UNC certainly has a quarterback in Drake Maye, who has taken the ACC by storm, winning four ACC Rookie of the Week awards and two ACC Quarterback of the Week awards in six games this season. He outdueled another outstanding quarterback last week in Miami’s Tyler Van Dyke. This week, Brown, Maye and the Tar Heels face Riley Leonard of Duke, another promising passer.
“It seems that everybody’s got a good quarterback now,” Brown said. “That wasn’t the case.”
Brown credits the proliferation of passing camps and quarterback gurus with the rise of the ACC quarterback. He also said that the transfer portal plays a role in making sure that everyone gets a chance to find a place to start.
“Everyone’s got a quarterback,” he repeated. “That’s why so many games are close now. Before, if you didn’t have a good quarterback, you were probably going to get beat. Especially in modern football with so many points being scored, if you can’t score at a high level, you’re probably not going to win.”
So as Brown prepares his Tar Heels for their rivalry game with the Blue Devils and to match wits with Mike Elko — the fifth different Duke head coach he’s faced while at Carolina — he’s spending a great deal of attention on the quarterback position.
Leonard has eight touchdowns on the year, one more than last year’s starter, Gunnar Holmberg, had all season. He’s thrown for 1,312 yards and also rushed for 290 and four scores, making him Duke’s second-leading rusher.
“Duke’s got a guy that’s playing at such a high level,” Brown said of Leonard. “That’s one reason Duke’s so competitive and confident. They’ve got a quarterback that can run and throw it. … He’s big. He’s fast. He’s confident. He can run. When you can do that — nobody (on defense) is responsible for the quarterback unless you have someone shadow him, and then you have to completely change your defense and take someone way, and now you’re defending with 10.”
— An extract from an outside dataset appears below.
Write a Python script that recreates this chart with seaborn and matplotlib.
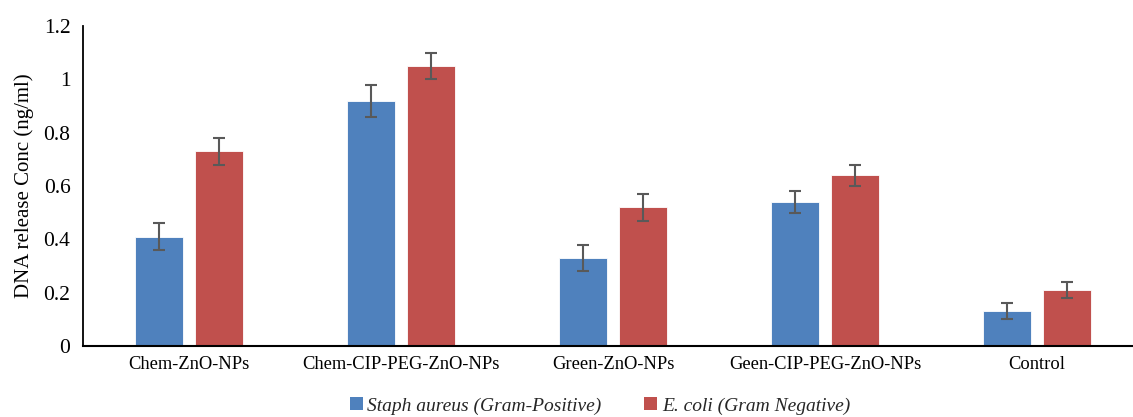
import matplotlib
matplotlib.use("Agg")
import matplotlib.pyplot as plt
import seaborn as sns
import pandas as pd
from matplotlib.ticker import FuncFormatter
from matplotlib.patches import Patch

categories = ["Chem-ZnO-NPs", "Chem-CIP-PEG-ZnO-NPs", "Green-ZnO-NPs",
              "Geen-CIP-PEG-ZnO-NPs", "Control"]
series = ["Staph aureus (Gram-Positive)", "E. coli (Gram Negative)"]
staph_values = [0.41, 0.92, 0.33, 0.54, 0.13]
staph_errors = [0.05, 0.06, 0.05, 0.04, 0.03]
ecoli_values = [0.73, 1.05, 0.52, 0.64, 0.21]
ecoli_errors = [0.05, 0.05, 0.05, 0.04, 0.03]
colors = ["#4F81BD", "#C0504D"]

df = pd.DataFrame({
    "category": categories * 2,
    "series": [series[0]] * 5 + [series[1]] * 5,
    "value": staph_values + ecoli_values,
    "err": staph_errors + ecoli_errors,
})

sns.set_theme(style="white")
plt.rcParams["font.family"] = ["Liberation Serif", "DejaVu Serif"]

fig = plt.figure(figsize=(11.33, 4.17), dpi=100)
ax = fig.add_axes([83 / 1133, 1 - 346 / 417, 1050 / 1133, 320 / 417])

sns.barplot(data=df, x="category", y="value", hue="series", order=categories,
            hue_order=series, palette=colors, width=0.565, dodge=True,
            errorbar=None, legend=False, ax=ax, saturation=1)

bar_w = 0.226
patches = [p for p in ax.patches if p.get_height() > 0]
for p in patches:
    cx = p.get_x() + p.get_width() / 2
    p.set_width(bar_w)
    p.set_x(cx - bar_w / 2)
    p.set_edgecolor("white")
    p.set_linewidth(0.6)

errs = staph_errors + ecoli_errors
vals = staph_values + ecoli_values
for p, v, e in zip(patches, vals, errs):
    cx = p.get_x() + p.get_width() / 2
    ax.errorbar(cx, v, yerr=e, fmt="none", ecolor="#595959", elinewidth=1.5,
                capsize=4.2, capthick=1.5, zorder=5)

ax.set_xlim(-0.5, 4.453)
ax.set_ylim(0, 1.2)
ax.set_yticks([0, 0.2, 0.4, 0.6, 0.8, 1.0, 1.2])
ax.yaxis.set_major_formatter(FuncFormatter(lambda v, _: f"{v:g}"))
ax.tick_params(axis="y", length=0, pad=9, labelsize=15.5, colors="black")
ax.tick_params(axis="x", length=0, pad=7, labelsize=13.3, colors="black")
ax.set_xlabel("")
ax.set_ylabel("DNA release Conc (ng/ml)", fontsize=15, color="black", labelpad=7)

for s in ["top", "right"]:
    ax.spines[s].set_visible(False)
ax.spines["left"].set_color("black")
ax.spines["left"].set_linewidth(1.3)
ax.spines["bottom"].set_color("black")
ax.spines["bottom"].set_linewidth(1.5)

handles = [Patch(facecolor=c, edgecolor="none") for c in colors]
fig.legend(handles, series, loc="center", bbox_to_anchor=(600 / 1133, 1 - 406 / 417),
           ncol=2, frameon=False, prop={"style": "italic", "size": 14},
           handlelength=0.65, handleheight=0.65, handletextpad=0.25,
           columnspacing=2.2)

fig.savefig("out.png", dpi=100)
For a UNC defense that has struggled at times this season, that’s a daunting challenge.
“I think he’s got a great feel for the game,” Carolina defensive coordinator Gene Chizik said of Leonard. “I think when you look at quarterbacks that hurt you with their feet, they just have this sixth sense when they’re back in the pocket and him being able to see windows to escape. … And in the run game, all the different ways that they use him to run the football — quarterback designed, quarterback draws — let everybody get into pass coverage. And it’s kind of delayed quarterback draw, (and he is) really good with that.”
Over in Durham, Elko is looking at a way to solve a very similar defensive puzzle.
“I’ve got a lot of respect for what they are doing over there in Chapel Hill,” he said. “Offensively they are one of the most potent offenses in the country.”
Faced with the prospect of replacing the best quarterback in UNC history — Sam Howell — Maye has responded by topping him in yards per attempt, completion percentage and yards per game in his first half-season as starter. With 308 yards on the ground and three scores, he’s also UNC’s second-leading rusher.
“We’ve got to find a way to get stops,” Elko said. “That is going to involve containing [Maye] and not allowing him to get outside the pocket and create plays with his feet. I think he can do both. When he gets outside the pocket it is not necessarily just the run. I think the first thing is to try to find someone and hit a big pass play. And then if that breaks down, he is able to get out and run the football. We have to find a good plan to contain him and limit his explosives.”
Normally, coaches and players will downplay a compelling quarterback matchup, saying that the two passers don’t actually go up against each other. Elko went in a different direction, however.
“We’ve been through this before with two really good quarterbacks in a game,” he said. “Riley is going to have a little bit of onus on him to kind of match, and he is going to have to do that Saturday and have to play a really good football game for us to have success.”
Regardless of which quarterback has the advantage in the rivalry game, one thing is certain: You won’t want to take your eyes off the ball.